3. Cynicism towards rehabilitation

It is humbly submitted that a reintegrative approach to corrections, promoting prisoners’ willingness and ability to safely return to the community, is the accepted wisdom. Experts no longer accept retributive justice as a means of making our streets safer.

Yet the pervading attitude toward corrections by those who regulate and implement is a throw back to Dickensian attitudes.

This gloss – “rehabilitation just doesn’t work” – is not supported by research. More important, it is founded in great part on the  flaws that were created by the system itself.
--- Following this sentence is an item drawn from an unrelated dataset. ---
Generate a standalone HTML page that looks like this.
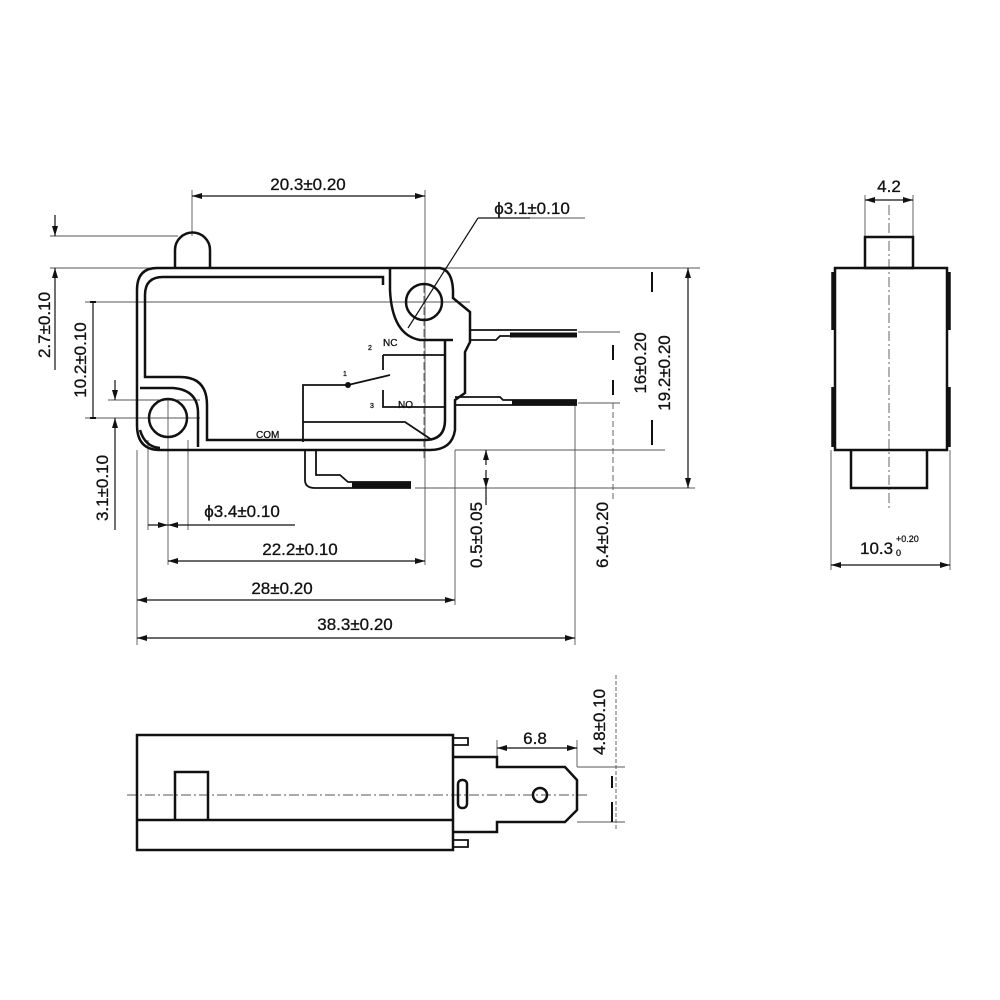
<!DOCTYPE html>
<html><head><meta charset="utf-8"><style>
html,body{margin:0;padding:0;background:#fff}
svg{display:block}
text{font-family:"Liberation Sans",sans-serif;font-size:17px;fill:#111;stroke:#111;stroke-width:0.3}
</style></head><body>
<svg width="1000" height="1000" viewBox="0 0 1000 1000" xmlns="http://www.w3.org/2000/svg">
<defs>
<marker id="a" viewBox="0 0 10 6" refX="10" refY="3" markerWidth="14" markerHeight="6" orient="auto-start-reverse" markerUnits="userSpaceOnUse"><path d="M0,0 L10,3 L0,6z" fill="#111"/></marker>
</defs>
<g fill="none" stroke="#111" stroke-width="1.2">
<g stroke="#555" stroke-width="0.9">
<line x1="192" y1="190" x2="192" y2="236"/>
<line x1="425" y1="190" x2="425" y2="565"/>
<line x1="50" y1="236" x2="178" y2="236"/>
<line x1="50" y1="268" x2="700" y2="268"/>
<line x1="85" y1="302" x2="470" y2="302"/>
<line x1="85" y1="418" x2="200" y2="418"/>
<line x1="108" y1="400" x2="200" y2="400"/>
<line x1="455" y1="450" x2="665" y2="450"/>
<line x1="415" y1="488" x2="695" y2="488"/>
<line x1="578" y1="332" x2="620" y2="332"/>
<line x1="578" y1="403" x2="620" y2="403"/>
<line x1="137" y1="450" x2="137" y2="645"/>
<line x1="148" y1="440" x2="148" y2="530"/>
<line x1="188" y1="440" x2="188" y2="530"/>
<line x1="168" y1="400" x2="168" y2="565"/>
<line x1="455" y1="450" x2="455" y2="605"/>
<line x1="575" y1="403" x2="575" y2="645"/>
<line x1="613" y1="403" x2="613" y2="500" stroke-dasharray="6 3"/>
<line x1="424" y1="285" x2="424" y2="460" stroke-dasharray="8 3"/>
<line x1="530" y1="218" x2="585" y2="218"/>
</g>
<line x1="192" y1="196" x2="425" y2="196" marker-start="url(#a)" marker-end="url(#a)"/>
<line x1="55" y1="215" x2="55" y2="236" marker-end="url(#a)"/>
<line x1="55" y1="290" x2="55" y2="268" marker-end="url(#a)"/>
<line x1="55" y1="290" x2="55" y2="370"/>
<line x1="93" y1="302" x2="93" y2="418"/>
<path d="M90,302 h6 M90,418 h6" stroke-width="2"/>
<line x1="115" y1="380" x2="115" y2="400" marker-end="url(#a)"/>
<line x1="115" y1="440" x2="115" y2="418" marker-end="url(#a)"/>
<line x1="115" y1="440" x2="115" y2="530"/>
<line x1="148" y1="525" x2="168" y2="525" marker-end="url(#a)"/>
<line x1="188" y1="525" x2="168" y2="525" marker-end="url(#a)"/>
<line x1="188" y1="525" x2="295" y2="525"/>
<line x1="168" y1="561" x2="425" y2="561" marker-start="url(#a)" marker-end="url(#a)"/>
<line x1="137" y1="600" x2="455" y2="600" marker-start="url(#a)" marker-end="url(#a)"/>
<line x1="137" y1="638" x2="575" y2="638" marker-start="url(#a)" marker-end="url(#a)"/>
<line x1="486" y1="465" x2="486" y2="450" marker-end="url(#a)"/>
<line x1="486" y1="470" x2="486" y2="488" marker-end="url(#a)"/>
<line x1="486" y1="488" x2="486" y2="505"/>
<path d="M613,345 v15 M613,380 v15" stroke-width="2"/>
<path d="M652,272 v20 M652,420 v25" stroke-width="2"/>
<line x1="688" y1="268" x2="688" y2="488" marker-start="url(#a)" marker-end="url(#a)"/>
<line x1="478" y1="218" x2="408" y2="328"/>
<line x1="478" y1="218" x2="530" y2="218"/>

<g stroke-width="2.5">
<path d="M175,268 V250 a17,17 0 0 1 35,0 V268"/>
<path d="M157,268 H440 Q452,270 453,290 V298 L470,312 V342 L465,352 V393 L455,400 V430 Q452,450 430,450 H160 Q137,450 137,425 V290 Q137,268 157,268 Z"/>
<path d="M163,277 H383 V285"/>
<path d="M163,277 Q145,277 145,295 V377 H180 Q207,377 207,405 V440 H425"/>
<path d="M390,268 V290 Q392,335 420,340 H453"/>
<path d="M140,388 H173 Q198,390 198,413 V447"/>
<path d="M140,430 Q145,447 160,448"/>
<circle cx="168" cy="418" r="19"/>
<circle cx="424" cy="302" r="18"/>
<path d="M425,440 Q445,440 445,420 V340"/>
<path d="M383,355 H445 M383,355 v15 M383,390 v17 H445 M348,385 H303 V442 M303,422 H405 L432,440 M348,385 L390,375" stroke-width="1.8"/>
<path d="M470,330 H577 M470,340 H496 L500,336 H577" stroke-width="1.8"/>
<path d="M510,335 H577" stroke-width="5"/>
<path d="M455,397 H500 L503,400 H577 M455,405 H577" stroke-width="1.8"/>
<path d="M512,402 H577" stroke-width="5"/>
<path d="M305,450 V480 Q305,488 315,488 H411 M316,450 V475 H340 L348,482 H411" stroke-width="1.8"/>
<path d="M352,485 H411" stroke-width="5"/>
</g>

<g stroke="#555" stroke-width="0.9">
<line x1="889" y1="205" x2="889" y2="510" stroke-dasharray="10 3 2 3"/>
<line x1="865" y1="195" x2="865" y2="237"/>
<line x1="913" y1="195" x2="913" y2="237"/>
<line x1="831" y1="450" x2="831" y2="570"/>
<line x1="950" y1="450" x2="950" y2="570"/>
</g>
<line x1="865" y1="200" x2="913" y2="200" marker-start="url(#a)" marker-end="url(#a)"/>
<line x1="831" y1="565" x2="950" y2="565" marker-start="url(#a)" marker-end="url(#a)"/>
<g stroke-width="2.5">
<rect x="865" y="237" width="48" height="31"/>
<rect x="835" y="268" width="112" height="182"/>
<path d="M833,272 V330 M833,387 V447 M949,272 V330 M949,387 V447" stroke-width="3.5"/>
<path d="M851,450 V488 H927 V450"/>
</g>

<g stroke="#555" stroke-width="0.9">
<line x1="127" y1="795" x2="590" y2="795" stroke-dasharray="10 3 2 3"/>
<line x1="616" y1="675" x2="616" y2="830" stroke-dasharray="4 2"/>
<line x1="577" y1="740" x2="577" y2="767"/>
<line x1="577" y1="767" x2="625" y2="767"/>
<line x1="577" y1="822" x2="625" y2="822"/>
<line x1="497" y1="740" x2="497" y2="757"/>
</g>
<line x1="497" y1="748" x2="577" y2="748" marker-start="url(#a)" marker-end="url(#a)"/>
<path d="M612,776 v12 M612,802 v20" stroke-width="2"/>
<g stroke-width="2.5">
<rect x="137" y="735" width="316" height="115"/>
<path d="M137,820 H453"/>
<path d="M175,820 V772 H208 V820"/>
<path d="M453,738 H468 V745 H453 M453,840 H468 V847 H453" stroke-width="1.8"/>
<path d="M453,757 H497 V767 H565 L577,780 V810 L565,822 H497 V832 H453"/>
<rect x="458" y="780" width="9" height="28" rx="4"/>
<circle cx="540" cy="795" r="7"/>
</g>
</g>

<text x="308" y="190" text-anchor="middle">20.3±0.20</text>
<text x="532" y="214" text-anchor="middle">ϕ3.1±0.10</text>
<text x="242" y="517" text-anchor="middle">ϕ3.4±0.10</text>
<text x="300" y="555" text-anchor="middle">22.2±0.10</text>
<text x="282" y="594" text-anchor="middle">28±0.20</text>
<text x="355" y="630" text-anchor="middle">38.3±0.20</text>
<text transform="translate(50,325) rotate(-90)" text-anchor="middle">2.7±0.10</text>
<text transform="translate(86,360) rotate(-90)" text-anchor="middle">10.2±0.10</text>
<text transform="translate(108,488) rotate(-90)" text-anchor="middle">3.1±0.10</text>
<text transform="translate(482,535) rotate(-90)" text-anchor="middle">0.5±0.05</text>
<text transform="translate(608,535) rotate(-90)" text-anchor="middle">6.4±0.20</text>
<text transform="translate(646,363) rotate(-90)" text-anchor="middle">16±0.20</text>
<text transform="translate(670,373) rotate(-90)" text-anchor="middle">19.2±0.20</text>
<text transform="translate(605,722) rotate(-90)" text-anchor="middle">4.8±0.10</text>
<text x="535" y="744" text-anchor="middle">6.8</text>
<text x="889" y="192" text-anchor="middle">4.2</text>
<text x="860" y="554">10.3</text>
<text x="896" y="542" style="font-size:9px">+0.20</text>
<text x="896" y="556" style="font-size:9px">0</text>
<text x="383" y="346" style="font-size:10px">NC</text>
<text x="398" y="408" style="font-size:10px">NO</text>
<text x="256" y="438" style="font-size:10px">COM</text>
<text x="368" y="350" style="font-size:7px">2</text>
<text x="343" y="376" style="font-size:7px">1</text>
<text x="370" y="408" style="font-size:7px">3</text>
<circle cx="348" cy="385" r="3" fill="#111"/>
</svg>
</body></html>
Labeling as a failure reintegration policy that is not supported by the labelers themselves is the definition of a self-fulfilling prophecy.

To the extent that staff are permitted to make such assumptions the flaws will grow as the motivation of staff to actually support effective measures diminishes.

Circular to say the least.

It can be done

The important objectives set out in the Mandate letter can be addressed to some extent by appropriate policy and legislation. The problem will be the duration of the effect on operations.

In the past changes have been recommended, and some implemented, in response to crises that the public has noticed – e.g. the McGuigan Report, the Arbour Inquiry, Ashley Smith.

Despite this the system has gradually reverted to the status quo.

This has occurred, in my view, because the motivations, understanding and values of those who execute policy have not been addressed.

There is no “accountability” ( a favourite catchword of practitioners) for falling to monitor and to instill appropriate attitudes among correctional staff.

I don’t say that it is easy to turn around beliefs and “codes” that have been in place forever. I do say that I have never seen a serious effort to promote human rights  and effective corrections on the floor.

The rolling of eyes and the smirk remain the main obstacle to justice and good corrections.

This government has an opportunity to set a new course. Let’s hope they can translate  “ensuring that current provisions are aligned with the objectives of the criminal justice system” into more than window dressing.